Of course, these features are merely a small sample of what’s to come with this update. Blackmagic lists dozens of fresh tools, but here are a few particular highlights that I am looking forward to:
- FX Relight, which allows for the addition of dimensionally aware virtual light sources to be added in the Color page
- OpenTimelineIO (OTIO) format, simplifying workflows between Davinci Resolve 18.5 and other NLEs by retaining metadata related to track and clip changes
- The “Multi-Merge” tool in Fusion, which should make compositing feel significantly less daunting by allowing for layering of media assets
- AI audio classification, which will automatically identify and tag audio clips for different content (ie, dialogue, music, explosions, cars) and encourage a more organized workflow
- Audio grouping, which will allow for grouped automation and editing of audio clips and tracks—I am curious to see how this compares to a compound clip approach)
There are also dozens of “how-have-they-not-done-this-yet” features, such as shortcuts for adding and deleting keyframes, the ability to export still frames from the edit page, the ability to stabilize multiple clips at once, and per-timeline color management. I’m sure I’ll discover hundreds of other features upon release, and my exuberance for that day is beginning to annoy friends and family.

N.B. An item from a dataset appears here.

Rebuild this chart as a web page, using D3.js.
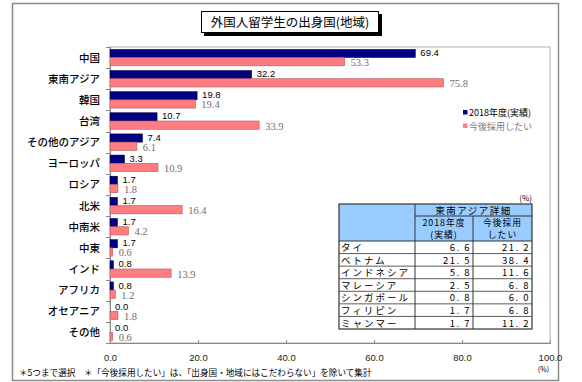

Until that day comes, I’m left to wonder where Blackmagic will take things next. Will the next update turn Fusion into some Cinema 4D/Blender-esque 3D powerhouse? Will the relight tool feel natural out of the box, or will it take several iterations for it to be realistically useful? How accurate will this auto-transcription be, and how easily can it be edited? How big is the software development team at Blackmagic and how are they making any money?